What Is The 5 And 12 Rule?

The rules of service and return dates in court in Long Island are very simple and it is called the 5 and 12 rule. If I file a Notice of Petition and a Petition and I am able to effectuate service on 1 November, which would be quite difficult, I would not be able to have a return date on the court in less than 5 days from the date of service, so I would not be able to make it any sooner than the 5th or the 6th and I would not be able to put it out longer than 12 days, so there would be a very small window there.

The person would also have to contemplate in the process service variable that if they were not able to effectuate personal service, it would take about 4 to 5 days to effectuate substitute service between the attempts and the nailing and the mailing.

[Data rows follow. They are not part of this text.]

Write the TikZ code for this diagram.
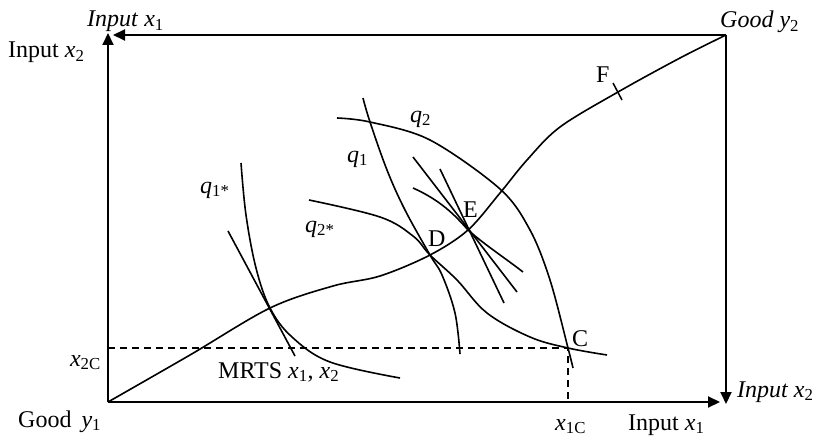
\documentclass[tikz,border=0pt]{standalone}
\usepackage{fontspec}
\setmainfont{Liberation Serif}
\usetikzlibrary{arrows.meta}
\newcommand{\vx}[1]{\textit{x}\textsubscript{#1}}
\begin{document}
\begin{tikzpicture}[x=1pt,y=-1pt,
  axis/.style={line width=2pt,-{Triangle[length=12pt,width=11pt]}},
  crv/.style={line width=1.6pt},
  tan/.style={line width=1.6pt},
  dsh/.style={line width=1.4pt,dash pattern=on 7pt off 5pt},
  lbl/.style={font=\fontsize{24}{28}\selectfont,inner sep=0pt}]
\useasboundingbox (0,0) rectangle (817,436);
% frame coordinates
\coordinate (O) at (108,402);
\coordinate (TR) at (726,35);
\coordinate (TLh) at (113,35);
\coordinate (TLv) at (108,33);
\coordinate (BRh) at (720,402);
\coordinate (BRv) at (726,404);
\draw[axis] (TR) -- (TLh);
\draw[axis] (O) -- (TLv);
\draw[axis] (O) -- (BRh);
\draw[axis] (TR) -- (BRv);
% labels
\node[lbl,anchor=base west] (inx1top) at (87,27) {\textit{Input} \vx{1}};
\node[lbl,anchor=base west] (inx2left) at (8,58) {Input \vx{2}};
\node[lbl,anchor=base west] (goody2) at (720,28) {\textit{Good y}\textsubscript{2}};
\node[lbl,anchor=base west] (goody1) at (18,427) {Good\, \textit{y}\textsubscript{1}};
\node[lbl,anchor=base west] (inx1bot) at (628,430) {Input \vx{1}};
\node[lbl,anchor=base west] (inx2right) at (737,397) {\textit{Input x}\textsubscript{2}};
\node[lbl,anchor=base west] (x1c) at (555,430) {\textit{x}\textsubscript{1C}};
\node[lbl,anchor=base east] (x2c) at (101,366) {\textit{x}\textsubscript{2C}};
\node[lbl,anchor=base west] (mrts) at (218,378) {MRTS \vx{1}, \vx{2}};
\node[lbl,anchor=base west] (q2) at (410,122) {\textit{q}\textsubscript{2}};
\node[lbl,anchor=base west] (q1) at (347,162) {\textit{q}\textsubscript{1}};
\node[lbl,anchor=base west] (q1s) at (200,193) {\textit{q}\textsubscript{1*}};
\node[lbl,anchor=base west] (q2s) at (305,232) {\textit{q}\textsubscript{2*}};
\node[lbl,anchor=base west] (Dl) at (428,246) {D};
\node[lbl,anchor=base west] (El) at (463,217) {E};
\node[lbl,anchor=base west] (Fl) at (596,82) {F};
\node[lbl,anchor=base west] (Cl) at (572,346) {C};
% points
\coordinate (C) at (568,348);
\coordinate (D) at (430,255);
\coordinate (E) at (468,230);
\coordinate (T) at (270,308);
% dashed lines
\coordinate (x2cL) at (108,348);
\coordinate (x1cB) at (568,401);
\draw[dsh] (x2cL) -- (C) -- (x1cB);
% contract curve
\draw[crv] plot[smooth,tension=0.55] coordinates {(108,402) (190,355) (270,308) (333,286) (380,276) (D) (E) (500,193) (527,160) (560,127) (618,92) (680,58) (726,35)};
% F tick
\coordinate (F1) at (613,83);
\coordinate (F2) at (622,100);
\draw[line width=1.5pt] (F1) -- (F2);
% q1* isoquant and MRTS tangent
\draw[crv] plot[smooth,tension=0.6] coordinates {(241,163) (246,215) (256,268) (T) (292,337) (330,362) (400,378)};
\coordinate (m1) at (228,231);
\coordinate (m2) at (295,356);
\draw[tan] (m1) -- (m2);
% q2* isoquant
\draw[crv] plot[smooth,tension=0.6] coordinates {(309,200) (380,217) (413,236) (D) (457,280) (487,313) (530,337) (C) (607,355)};
% q1 isoquant
\draw[crv] plot[smooth,tension=0.6] coordinates {(363,98) (370,122) (387,170) (405,210) (D) (442,275) (455,313) (460,354)};
% q2 isoquant
\draw[crv] plot[smooth,tension=0.55] coordinates {(337,118) (370,122) (430,140) (500,189) (530,230) (550,280) (C) (573,368)};
% tangents at E
\coordinate (e1a) at (413,157); \coordinate (e1b) at (517,292);
\coordinate (e2a) at (440,169); \coordinate (e2b) at (504,303);
\coordinate (e3a) at (413,188); \coordinate (e3b) at (523,272);
\draw[tan] (e1a) -- (e1b);
\draw[tan] (e2a) -- (e2b);
\draw[tan] (e3a) .. controls (440,200) and (455,215) .. (E) .. controls (485,245) and (505,258) .. (e3b);
\end{tikzpicture}
\end{document}
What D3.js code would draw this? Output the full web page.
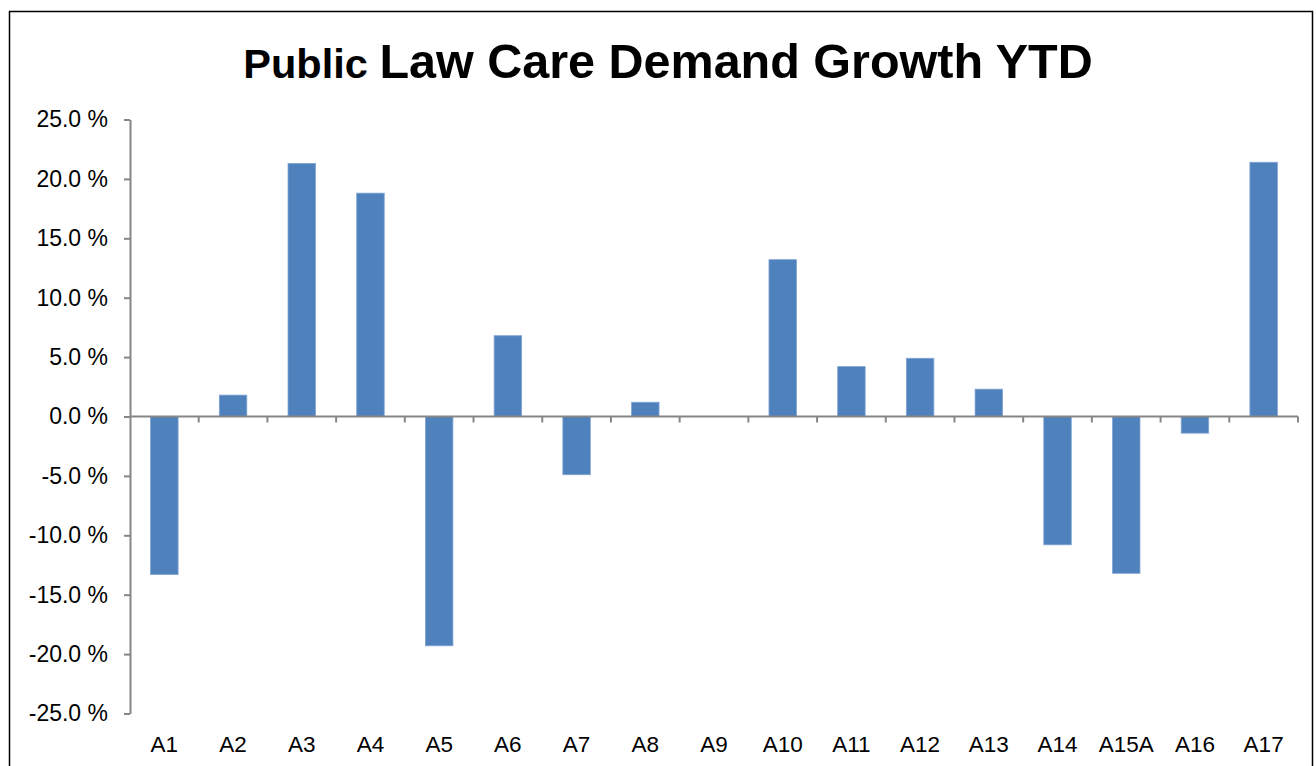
<!DOCTYPE html>
<html>
<head>
<meta charset="utf-8">
<script src="https://cdn.jsdelivr.net/npm/d3@7"></script>
<style>
  body { margin: 0; background: #fff; }
  text { font-family: "Liberation Sans", Arial, sans-serif; }
</style>
</head>
<body>
<div id="chart"></div>
<script>
var width = 1316;
var height = 766;

// data
var categories = ["A1","A2","A3","A4","A5","A6","A7","A8","A9","A10","A11","A12","A13","A14","A15A","A16","A17"];
var growth = [-13.3, 1.8, 21.3, 18.8, -19.3, 6.8, -4.9, 1.2, 0, 13.2, 4.2, 4.9, 2.3, -10.8, -13.2, -1.4, 21.4];
var yTicks = [-25, -20, -15, -10, -5, 0, 5, 10, 15, 20, 25];

var plotLeft = 130, plotRight = 1298;
var plotTop = 119.5, plotBottom = 713.5;
var axisGrey = "#868686";

var svg = d3.select("#chart").append("svg")
  .attr("width", width)
  .attr("height", height);

// outer frame
svg.append("rect")
  .attr("x", 9.5).attr("y", 11.5)
  .attr("width", 1303).attr("height", 800)
  .attr("fill", "none")
  .attr("stroke", "#000")
  .attr("stroke-width", 1.5);

// title, "Public" is set a bit smaller like the original
var title = svg.append("text")
  .attr("x", 668).attr("y", 78)
  .attr("text-anchor", "middle")
  .attr("font-weight", "bold")
  .attr("fill", "#000");
title.append("tspan").attr("font-size", "41.5px").text("Public ");
title.append("tspan").attr("font-size", "48.5px").text("Law Care Demand Growth YTD");

var x = d3.scaleBand()
  .domain(categories)
  .range([plotLeft, plotRight])
  .paddingInner(0.6)
  .paddingOuter(0.3);

var y = d3.scaleLinear()
  .domain([-25, 25])
  .range([plotBottom, plotTop]);

// bars
svg.append("g").selectAll("rect")
  .data(growth)
  .enter()
  .append("rect")
  .attr("x", function(d, i){ return x(categories[i]); })
  .attr("y", function(d){ return y(Math.max(0, d)); })
  .attr("width", x.bandwidth())
  .attr("height", function(d){ return Math.abs(y(d) - y(0)); })
  .attr("fill", "#4F81BD")
  .attr("stroke", "#7FA3D3")
  .attr("stroke-width", 0.8);

// y axis
var yAxis = svg.append("g")
  .attr("transform", "translate(" + plotLeft + ",0)")
  .call(d3.axisLeft(y)
    .tickValues(yTicks)
    .tickSize(6)
    .tickSizeOuter(0)
    .tickPadding(16)
    .tickFormat(function(d){ return d.toFixed(1) + " %"; }));
yAxis.select(".domain").attr("stroke", axisGrey).attr("stroke-width", 2);
yAxis.selectAll(".tick line").attr("stroke", axisGrey).attr("stroke-width", 2);
yAxis.selectAll(".tick text")
  .attr("font-size", "23px")
  .attr("fill", "#000")
  .attr("font-family", "Liberation Sans, Arial, sans-serif");

// x axis line at zero with tick marks between categories
var xAxis = svg.append("g");
xAxis.append("line")
  .attr("x1", plotLeft).attr("x2", plotRight)
  .attr("y1", y(0)).attr("y2", y(0))
  .attr("stroke", axisGrey).attr("stroke-width", 2);
var boundaries = d3.range(categories.length + 1).map(function(i){
  return plotLeft + i * x.step();
});
xAxis.selectAll("line.tick")
  .data(boundaries.slice(1))
  .enter()
  .append("line")
  .attr("class", "tick")
  .attr("x1", function(d){ return d; }).attr("x2", function(d){ return d; })
  .attr("y1", y(0)).attr("y2", y(0) + 6)
  .attr("stroke", axisGrey).attr("stroke-width", 2);

// category labels sit at the bottom of the plot
svg.append("g").selectAll("text")
  .data(categories)
  .enter()
  .append("text")
  .attr("x", function(d){ return x(d) + x.bandwidth() / 2; })
  .attr("y", 752)
  .attr("text-anchor", "middle")
  .attr("font-size", "22.5px")
  .attr("fill", "#000")
  .text(function(d){ return d; });
</script>
</body>
</html>
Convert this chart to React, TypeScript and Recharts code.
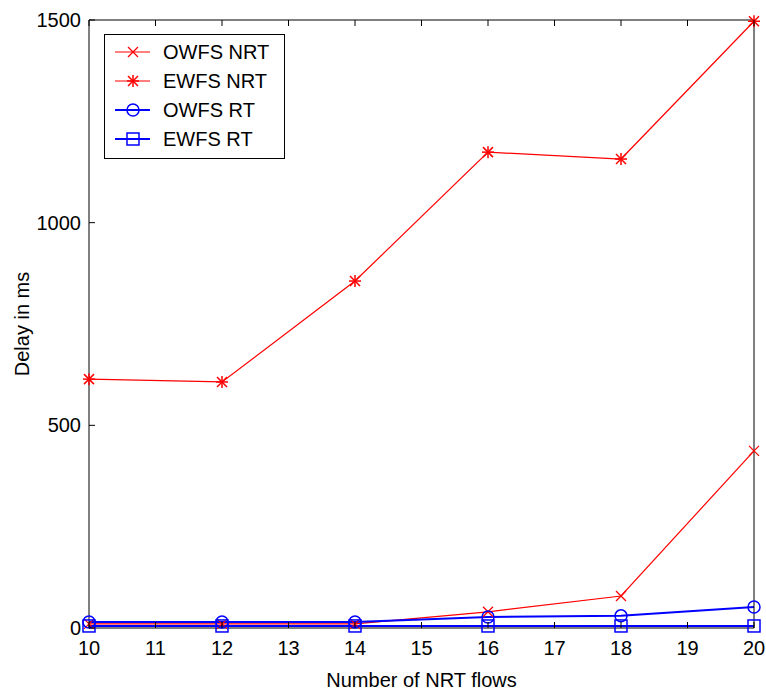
import { Legend, Line, LineChart, XAxis, YAxis } from 'recharts'

const flows = [10, 12, 14, 16, 18, 20]
const owfsNrt = [10, 10, 10, 40, 79, 437]
const ewfsNrt = [614, 607, 856, 1174, 1157, 1497]
const owfsRt = [15, 15, 15, 27, 30, 52]
const ewfsRt = [5, 5, 5, 5, 5, 5]
const xTicks = [10, 11, 12, 13, 14, 15, 16, 17, 18, 19, 20]
const yTicks = [0, 500, 1000, 1500]

const data = flows.map((f, i) => ({
  flows: f,
  owfsNrt: owfsNrt[i],
  ewfsNrt: ewfsNrt[i],
  owfsRt: owfsRt[i],
  ewfsRt: ewfsRt[i],
}))

const FONT = "'Liberation Sans Narrow', 'Liberation Sans', Arial, sans-serif"
const FS = 20
const RED = '#ff0000'
const BLUE = '#0000ff'

type Kind = 'x' | 'star' | 'circle' | 'square'

function Marker({ cx, cy, kind, color }: { cx: number; cy: number; kind: Kind; color: string }) {
  const s = 5
  if (kind === 'x') {
    return (
      <g stroke={color} strokeWidth={1.2}>
        <line x1={cx - s} y1={cy - s} x2={cx + s} y2={cy + s} />
        <line x1={cx - s} y1={cy + s} x2={cx + s} y2={cy - s} />
      </g>
    )
  }
  if (kind === 'star') {
    return (
      <g stroke={color} strokeWidth={1.5}>
        <line x1={cx - s} y1={cy - s} x2={cx + s} y2={cy + s} />
        <line x1={cx - s} y1={cy + s} x2={cx + s} y2={cy - s} />
        <line x1={cx} y1={cy - 6} x2={cx} y2={cy + 6} />
        <line x1={cx - 6} y1={cy} x2={cx + 6} y2={cy} />
      </g>
    )
  }
  if (kind === 'circle') {
    return <circle cx={cx} cy={cy} r={6} fill="none" stroke={color} strokeWidth={1.5} />
  }
  return <rect x={cx - 6} y={cy - 6} width={12} height={12} fill="none" stroke={color} strokeWidth={1.5} />
}

const series: { key: string; name: string; color: string; kind: Kind; width: number }[] = [
  { key: 'owfsNrt', name: 'OWFS NRT', color: RED, kind: 'x', width: 1.2 },
  { key: 'ewfsNrt', name: 'EWFS NRT', color: RED, kind: 'star', width: 1.2 },
  { key: 'owfsRt', name: 'OWFS RT', color: BLUE, kind: 'circle', width: 2 },
  { key: 'ewfsRt', name: 'EWFS RT', color: BLUE, kind: 'square', width: 2 },
]

const tickText = { fontFamily: FONT, fontSize: FS, fill: '#000' }

function BottomTick({ x, y, payload }: any) {
  return (
    <g>
      <line x1={x} y1={y} x2={x} y2={y - 6} stroke="#000" />
      <text x={x} y={y + 27} textAnchor="middle" {...tickText}>
        {payload.value}
      </text>
    </g>
  )
}

function TopTick({ x, y }: any) {
  return <line x1={x} y1={y} x2={x} y2={y + 6} stroke="#000" />
}

function LeftTick({ x, y, payload }: any) {
  return (
    <g>
      <line x1={x} y1={y} x2={x + 6} y2={y} stroke="#000" />
      <text x={x - 8} y={y + 7} textAnchor="end" {...tickText}>
        {payload.value}
      </text>
    </g>
  )
}

function RightTick({ x, y }: any) {
  return <line x1={x} y1={y} x2={x - 6} y2={y} stroke="#000" />
}

function LegendBox() {
  return (
    <svg width={181} height={125} style={{ display: 'block' }}>
      <rect x={0.5} y={0.5} width={180} height={124} fill="#fff" stroke="#000" />
      {series.map((s, i) => {
        const y = 18 + i * 29
        return (
          <g key={s.key}>
            <line x1={11} y1={y} x2={46} y2={y} stroke={s.color} strokeWidth={s.width} />
            <Marker cx={29} cy={y} kind={s.kind} color={s.color} />
            <text x={59} y={y + 7} fontFamily={FONT} fontSize={FS} fill="#000">
              {s.name}
            </text>
          </g>
        )
      })}
    </svg>
  )
}

export default function App() {
  return (
    <div style={{ position: 'absolute', left: 0, top: 0, background: '#fff' }}>
      <LineChart width={766} height={693} data={data} margin={{ top: 0, right: 0, bottom: 0, left: 0 }}>
        <XAxis
          dataKey="flows"
          type="number"
          domain={[10, 20]}
          ticks={xTicks}
          interval={0}
          height={65}
          tickSize={0}
          tickMargin={0}
          tickLine={false}
          tick={<BottomTick />}
          axisLine={{ stroke: '#000' }}
          label={{
            value: 'Number of NRT flows',
            position: 'insideBottom',
            offset: 6,
            style: { fontFamily: FONT, fontSize: FS, fill: '#000' },
          }}
        />
        <XAxis
          xAxisId="top"
          orientation="top"
          dataKey="flows"
          type="number"
          domain={[10, 20]}
          ticks={xTicks}
          interval={0}
          height={20}
          tickSize={0}
          tickMargin={0}
          tickLine={false}
          tick={<TopTick />}
          axisLine={{ stroke: '#000' }}
        />
        <YAxis
          type="number"
          domain={[0, 1500]}
          ticks={yTicks}
          interval={0}
          width={89}
          tickSize={0}
          tickMargin={0}
          tickLine={false}
          tick={<LeftTick />}
          axisLine={{ stroke: '#000' }}
          label={{
            content: ({ viewBox }: any) => (
              <text
                x={22}
                y={viewBox.y + viewBox.height / 2}
                transform={`rotate(-90, 22, ${viewBox.y + viewBox.height / 2})`}
                textAnchor="middle"
                dominantBaseline="central"
                fontFamily={FONT}
                fontSize={FS}
                fill="#000"
              >
                Delay in ms
              </text>
            ),
          }}
        />
        <YAxis
          yAxisId="right"
          orientation="right"
          type="number"
          domain={[0, 1500]}
          ticks={yTicks}
          interval={0}
          width={12}
          tickSize={0}
          tickMargin={0}
          tickLine={false}
          tick={<RightTick />}
          axisLine={{ stroke: '#000' }}
        />
        <Legend
          layout="horizontal"
          verticalAlign="middle"
          align="center"
          wrapperStyle={{ left: 104, top: 34, width: 181, height: 125 }}
          content={() => <LegendBox />}
        />
        {series.map((s) => (
          <Line
            key={s.key}
            dataKey={s.key}
            name={s.name}
            type="linear"
            stroke={s.color}
            strokeWidth={s.width}
            isAnimationActive={false}
            dot={(p: any) => <Marker key={`${s.key}-${p.index}`} cx={p.cx} cy={p.cy} kind={s.kind} color={s.color} />}
            activeDot={false}
          />
        ))}
      </LineChart>
    </div>
  )
}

I do all my service using a professional process server. I serve the predicate notice and the petition with the process server, and my process server will generally say that if they are picking up the petitions on the first of the month, they do not want the court date until at least the 13th of the month. In our example, we would be in the court on the first date which in Nassau County’s district court would be the 14th November.

I go to court every day and we usually see the tenant appear without a lawyer on the first court date. The judges in landlord tenant court are very fair. Judges will often ask the tenant if they wanted to be screened for a volunteer lawyer, similar to a public defender. If the tenant wanted to be screened, the court would set an adjourn date. The adjourn date would usually be one to two weeks out but generally not more.

Whether or not the person got screened, the courts in Nassau County would generally push it out for one to two weeks. Assuming we got in at the 13th for the first appearance, then if there was no lawyer we would come back on the 27th of November. On that date if the tenant did not come in with the lawyer, I would ask  the court that the next date be marked final but there would not be much else I could do.

At that point, the judge who sits in district court Nassau would ask if we could reach a settlement, because they always try to push a settlement. It would be great if the tenant had a lawyer, but if they did not have a lawyer and I was not able to reach a settlement, then a trial date would be assigned. Nassau district court is about 4 to 5 weeks behind on trial dates, so if we went back on 27 November, we would be back during late December for the trial date, which would be 4 to 5 weeks later.

A trial would be a summary proceeding and it would usually take about an hour. The landlord and the tenant would both be put up to testify and there would generally not be much defense especially in a holdover. The only defense would be a defect in the predicate notice, the service of it or a defect in the petition or the defect in the service of the petition. Most judges will reserve their decisions, so then the parties would have to wait about 2 or 3 days for the decision.

If the landlord wins, they will have to draw an order for a judgment of possession. If they got a money judgment, they would have to ask for money in that judgment and then they would also have draw a warrant of eviction that would be submitted to the court and then the court would take about a week or two to sign them and send them back. At this point we would be entering the beginning of January whereas we had started on October 23rd.